It is one of the great weaknesses of the US comic tradition during the silent period that it so frequently tended towards the same slapstick devices and plot-tropes, used in film after film, until they became tiresome clichés. That typical conformism still bedevils modern attitudes towards the films, as though a film cannot be amusing unless it contains its fair share of custard pies, comic boxing, bombs and the rest of it. I cannot count the times that US reviewers emit the same puzzled question - "Where are the larfs, then?"
This film is a western parody treated with surprising seriousness (one of the best ways to approach parody) and its theme is too close to John Ford's 3 Bad Men to be a coincidence even if the Ford film did not actually appear until later in the year. Here a tenderfoot and two fellow-tramps come to the rescue of a lone woman just as Ford's three baddies/goodies do in his entertaining epic. The characters are not really developed here as the might have been which is in fact the main weakness of the film. If a film chooses drama (even absurd drama) over laughs, then it also needs characterisation.

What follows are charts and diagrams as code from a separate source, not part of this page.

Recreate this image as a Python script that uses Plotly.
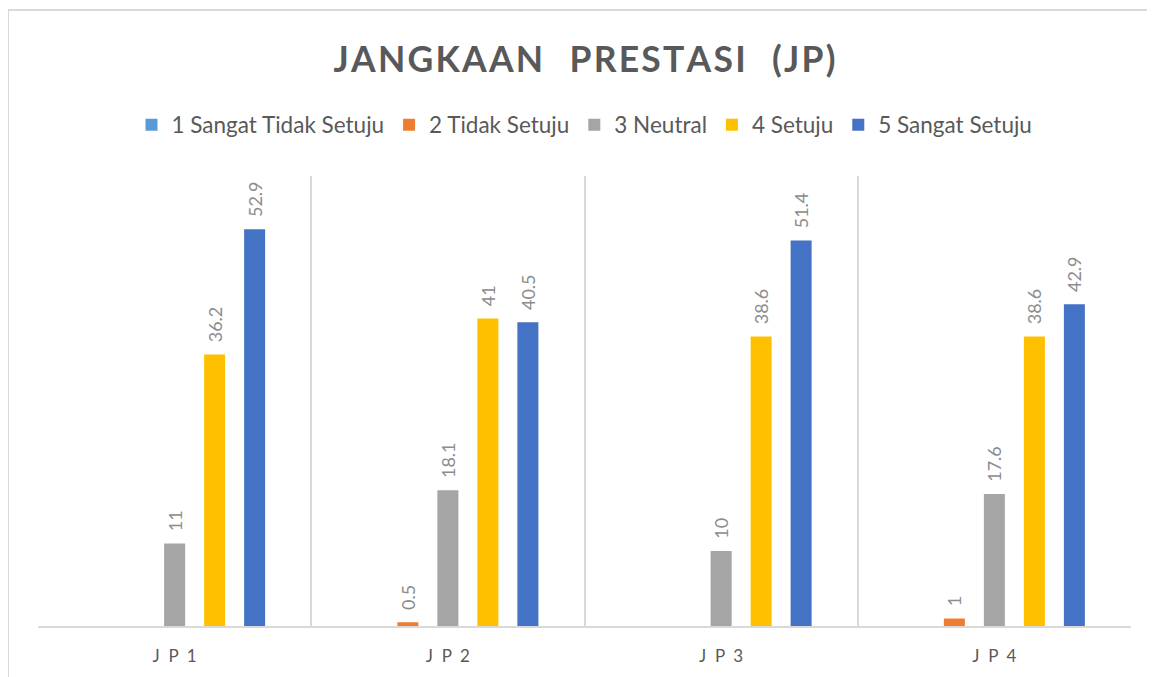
import plotly.graph_objects as go

# Data
categories = ["J\u00a0 P\u00a0 1", "J\u00a0 P\u00a0 2", "J\u00a0 P\u00a0 3", "J\u00a0 P\u00a0 4"]
series_names = ["1 Sangat Tidak Setuju", "2 Tidak Setuju", "3 Neutral", "4 Setuju", "5 Sangat Setuju"]
s1 = [None, None, None, None]
s2 = [None, 0.5, None, 1]
s3 = [11, 18.1, 10, 17.6]
s4 = [36.2, 41, 38.6, 38.6]
s5 = [52.9, 40.5, 51.4, 42.9]
colors = ["#5B9BD5", "#ED7D31", "#A5A5A5", "#FFC000", "#4472C4"]

W, H = 1155, 677
OFF = 8  # page body margin
# plot box in screenshot pixels
left, right, top, bottom = 38, 1131, 176, 626
ml, mt = left - OFF, top - OFF
mr = W - (right - OFF)
mb = H - (bottom - OFF)
pw, ph = W - ml - mr, H - mt - mb


def py(yscreen):
    return 1 + (mt - (yscreen - OFF)) / ph


def px_(xscreen):
    return (xscreen - OFF - ml) / pw


x_pos = list(range(len(categories)))
fig = go.Figure()
for name, vals, col in zip(series_names, [s1, s2, s3, s4, s5], colors):
    fig.add_trace(go.Bar(
        x=x_pos, y=vals, name=name, marker_color=col,
        marker_line_width=0,
        texttemplate="\u00a0\u00a0%{y}", textposition="outside", textangle=-90,
        constraintext="none", cliponaxis=False,
        textfont=dict(family="Lato", size=18, color="#8C8C8C"),
    ))

# hair spaces to imitate the letter-spaced title
title_txt = "\u200a".join("JANGKAAN PRESTASI (JP)").replace("\u200a \u200a", "\u2002\u00a0")

fig.update_layout(
    width=W, height=H,
    margin=dict(l=ml, r=mr, t=mt, b=mb),
    paper_bgcolor="white", plot_bgcolor="white",
    barmode="group", bargap=0.268, bargroupgap=0.475,
    title=dict(text="<b>" + title_txt + "</b>", x=0.5, xref="paper", xanchor="center",
               y=1 - (60 - OFF) / H, yanchor="middle",
               font=dict(family="Lato", size=35.5, color="#595959")),
    legend=dict(orientation="h", x=0.5, xanchor="center", y=py(125), yanchor="middle",
                font=dict(family="Lato", size=22.5, color="#595959"),
                itemwidth=30, traceorder="normal", itemclick=False),
    showlegend=True,
    xaxis=dict(
        range=[-0.5, len(categories) - 0.5],
        tickvals=x_pos, ticktext=categories,
        tickfont=dict(family="Lato", size=17, color="#595959"),
        ticklabelstandoff=14,
        showgrid=False, zeroline=False,
        showline=True, linecolor="#D9D9D9", linewidth=2,
        ticks="", ticklen=0,
        minor=dict(tickvals=[i - 0.5 for i in range(len(categories) + 1)],
                   showgrid=True, gridcolor="#D9D9D9", gridwidth=2, ticks=""),
        fixedrange=True,
    ),
    yaxis=dict(range=[0, 60], visible=False, showgrid=False, fixedrange=True),
    shapes=[
        dict(type="line", xref="paper", yref="paper",
             x0=px_(8), x1=px_(W + 20), y0=py(10), y1=py(10),
             line=dict(color="#D9D9D9", width=2)),
        dict(type="line", xref="paper", yref="paper",
             x0=px_(8), x1=px_(8), y0=py(10), y1=py(H + 20),
             line=dict(color="#D9D9D9", width=2)),
    ],
)

fig.write_html("out.html")
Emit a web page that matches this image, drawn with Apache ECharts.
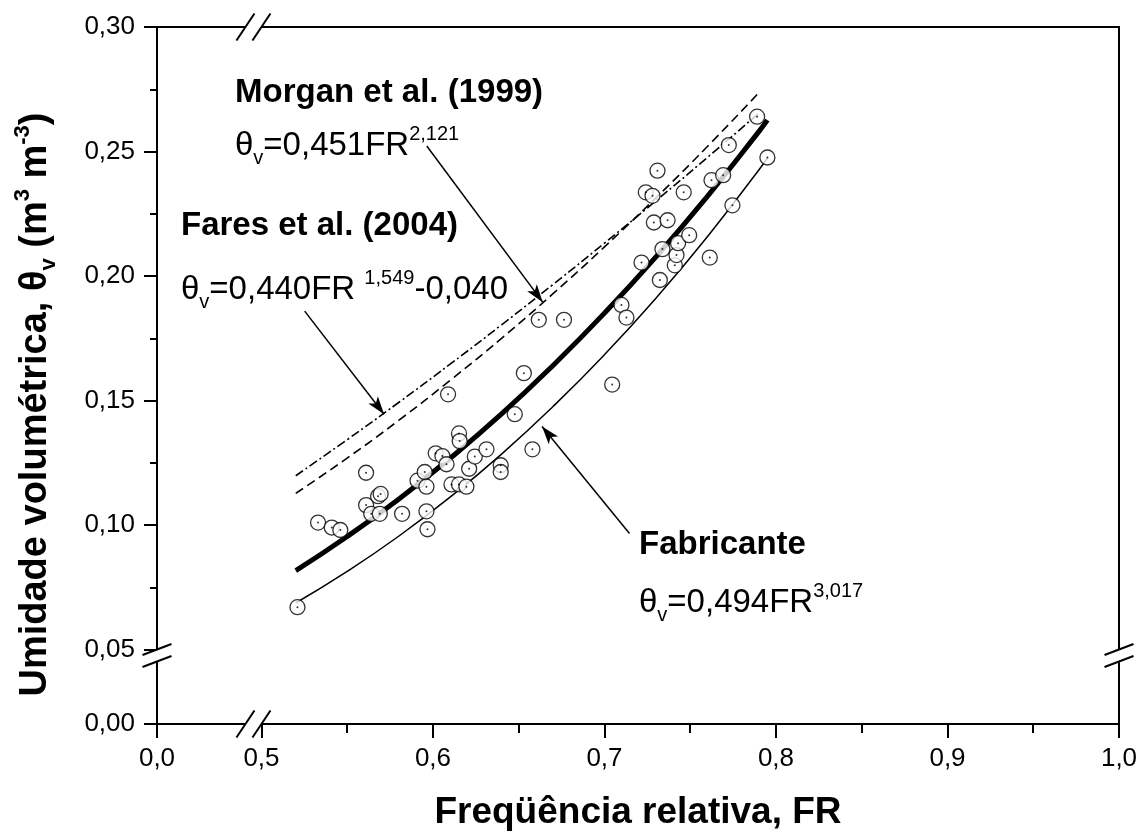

There is knockabout comedy here but it is to the director's credit that it is not allowed to destroy the mock-seriousness of tone as the film relates how the innovations made by Jimmie on the farm - a Keaton-like delight in gadgets that features in other Adams comedies - enable him to outwit and capture the outlaws. There's not much too it and it falls between two stools in being neither especially dramatic nor especially funny, but it is an interesting attempt, makes a pleasant change and remains a mildly enjoyable film.